Without the pictures, repeat the listing character for character.
---+---
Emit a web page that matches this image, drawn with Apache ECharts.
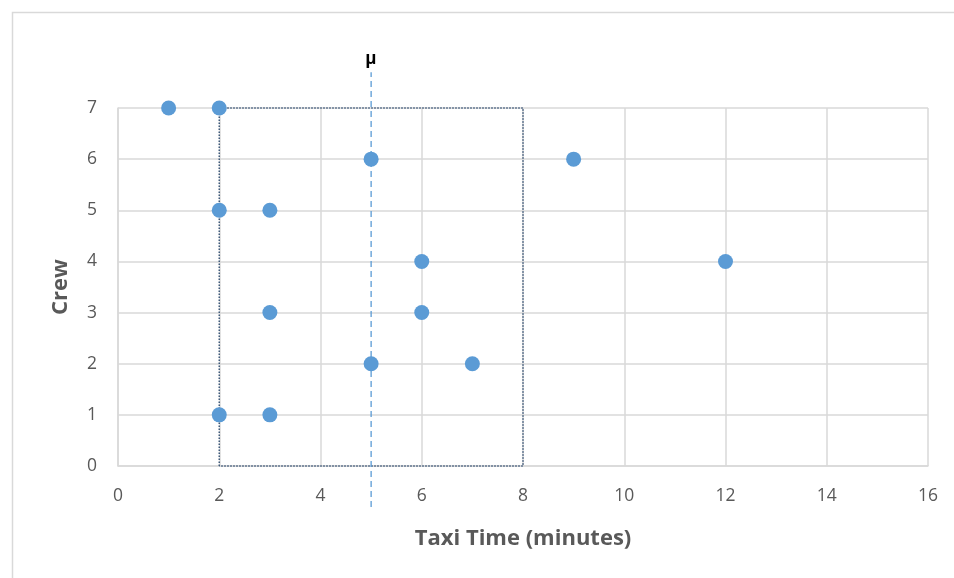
<!DOCTYPE html>
<html>
<head>
<meta charset="utf-8">
<script src="https://cdn.jsdelivr.net/npm/echarts@6/dist/echarts.min.js"></script>
<style>html,body{margin:0;padding:0;background:#fff}#c{width:954px;height:578px}</style>
</head>
<body>
<div id="c"></div>
<script>
var taxiTime = [1, 2, 5, 9, 2, 3, 6, 12, 3, 6, 5, 7, 2, 3];
var crew     = [7, 7, 6, 6, 5, 5, 4, 4, 3, 3, 2, 2, 1, 1];
var meanTime = 5;
var meanLineY = [-0.8, 7.7];
var boxX = [2, 2, 8, 8, 2];
var boxY = [0, 7, 7, 0, 0];
var xTicks = [0, 2, 4, 6, 8, 10, 12, 14, 16];
var yTicks = [0, 1, 2, 3, 4, 5, 6, 7];

var points = taxiTime.map(function (t, i) { return [t, crew[i]]; });
var boxData = boxX.map(function (x, i) { return [x, boxY[i]]; });
var meanData = meanLineY.map(function (y) { return [meanTime, y]; });

var font = "'Open Sans', sans-serif";
var chart = echarts.init(document.getElementById('c'), null, { renderer: 'canvas' });
chart.setOption({
  animation: false,
  backgroundColor: '#fff',
  graphic: [{
    type: 'rect', left: 10, top: 10, z: -1,
    shape: { width: 960, height: 600 },
    style: { fill: 'none', stroke: '#d9d9d9', lineWidth: 1.5 }
  }],
  grid: { left: 118, right: 26, top: 108, bottom: 112 },
  xAxis: {
    type: 'value', min: xTicks[0], max: xTicks[xTicks.length - 1], interval: 2,
    name: 'Taxi Time (minutes)', nameLocation: 'middle', nameGap: 62,
    nameTextStyle: { fontFamily: font, fontSize: 22, fontWeight: 'bold', color: '#595959' },
    axisLine: { show: true, lineStyle: { color: '#d9d9d9', width: 1.5 } },
    axisTick: { show: false },
    axisLabel: { fontFamily: font, fontSize: 17.5, color: '#595959', margin: 21 },
    splitLine: { show: true, lineStyle: { color: '#d9d9d9', width: 1.5 } }
  },
  yAxis: {
    type: 'value', min: yTicks[0], max: yTicks[yTicks.length - 1], interval: 1,
    name: 'Crew', nameLocation: 'middle', nameGap: 46,
    nameTextStyle: { fontFamily: font, fontSize: 22, fontWeight: 'bold', color: '#595959' },
    axisLine: { show: true, lineStyle: { color: '#d9d9d9', width: 1.5 } },
    axisTick: { show: false },
    axisLabel: { fontFamily: font, fontSize: 17.5, color: '#595959', margin: 21 },
    splitLine: { show: true, lineStyle: { color: '#d9d9d9', width: 1.5 } }
  },
  series: [
    {
      type: 'line', data: boxData, symbol: 'none', clip: false, z: 3,
      lineStyle: { color: '#3f5a7a', width: 1.5, type: [1.5, 1.5] }
    },
    {
      type: 'line', data: meanData, symbol: 'none', clip: false, z: 4,
      lineStyle: { color: '#5b9bd5', width: 1.3, type: [6, 4] },
      endLabel: {
        show: true, formatter: 'μ', fontFamily: font, fontSize: 17, fontWeight: 'bold',
        color: '#000', distance: 0, offset: [-6, -13]
      }
    },
    {
      type: 'scatter', data: points, symbol: 'circle', symbolSize: 15, z: 5,
      itemStyle: { color: '#5b9bd5', opacity: 1 }
    }
  ]
});
</script>
</body>
</html>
---+---
• [Output of the exercise]:
Emit a web page that matches this image, drawn with Apache ECharts.
<!DOCTYPE html>
<html>
<head>
<meta charset="utf-8">
<script src="https://cdn.jsdelivr.net/npm/echarts@6/dist/echarts.min.js"></script>
<style>html,body{margin:0;padding:0;background:#fff}#c{width:954px;height:578px}</style>
</head>
<body>
<div id="c"></div>
<script>
var taxiTime = [1, 2, 5, 9, 2, 3, 6, 12, 3, 6, 5, 7, 2, 3];
var crew     = [7, 7, 6, 6, 5, 5, 4, 4, 3, 3, 2, 2, 1, 1];
var meanTime = 5;
var meanLineY = [-0.8, 7.7];
var boxX = [2, 2, 8, 8, 2];
var boxY = [0, 7, 7, 0, 0];
var xTicks = [0, 2, 4, 6, 8, 10, 12, 14, 16];
var yTicks = [0, 1, 2, 3, 4, 5, 6, 7];

var points = taxiTime.map(function (t, i) { return [t, crew[i]]; });
var boxData = boxX.map(function (x, i) { return [x, boxY[i]]; });
var meanData = meanLineY.map(function (y) { return [meanTime, y]; });

var font = "'Open Sans', sans-serif";
var chart = echarts.init(document.getElementById('c'), null, { renderer: 'canvas' });
chart.setOption({
  animation: false,
  backgroundColor: '#fff',
  graphic: [{
    type: 'rect', left: 10, top: 10, z: -1,
    shape: { width: 960, height: 600 },
    style: { fill: 'none', stroke: '#d9d9d9', lineWidth: 1.5 }
  }],
  grid: { left: 118, right: 26, top: 108, bottom: 112 },
  xAxis: {
    type: 'value', min: xTicks[0], max: xTicks[xTicks.length - 1], interval: 2,
    name: 'Taxi Time (minutes)', nameLocation: 'middle', nameGap: 62,
    nameTextStyle: { fontFamily: font, fontSize: 22, fontWeight: 'bold', color: '#595959' },
    axisLine: { show: true, lineStyle: { color: '#d9d9d9', width: 1.5 } },
    axisTick: { show: false },
    axisLabel: { fontFamily: font, fontSize: 17.5, color: '#595959', margin: 21 },
    splitLine: { show: true, lineStyle: { color: '#d9d9d9', width: 1.5 } }
  },
  yAxis: {
    type: 'value', min: yTicks[0], max: yTicks[yTicks.length - 1], interval: 1,
    name: 'Crew', nameLocation: 'middle', nameGap: 46,
    nameTextStyle: { fontFamily: font, fontSize: 22, fontWeight: 'bold', color: '#595959' },
    axisLine: { show: true, lineStyle: { color: '#d9d9d9', width: 1.5 } },
    axisTick: { show: false },
    axisLabel: { fontFamily: font, fontSize: 17.5, color: '#595959', margin: 21 },
    splitLine: { show: true, lineStyle: { color: '#d9d9d9', width: 1.5 } }
  },
  series: [
    {
      type: 'line', data: boxData, symbol: 'none', clip: false, z: 3,
      lineStyle: { color: '#3f5a7a', width: 1.5, type: [1.5, 1.5] }
    },
    {
      type: 'line', data: meanData, symbol: 'none', clip: false, z: 4,
      lineStyle: { color: '#5b9bd5', width: 1.3, type: [6, 4] },
      endLabel: {
        show: true, formatter: 'μ', fontFamily: font, fontSize: 17, fontWeight: 'bold',
        color: '#000', distance: 0, offset: [-6, -13]
      }
    },
    {
      type: 'scatter', data: points, symbol: 'circle', symbolSize: 15, z: 5,
      itemStyle: { color: '#5b9bd5', opacity: 1 }
    }
  ]
});
</script>
</body>
</html>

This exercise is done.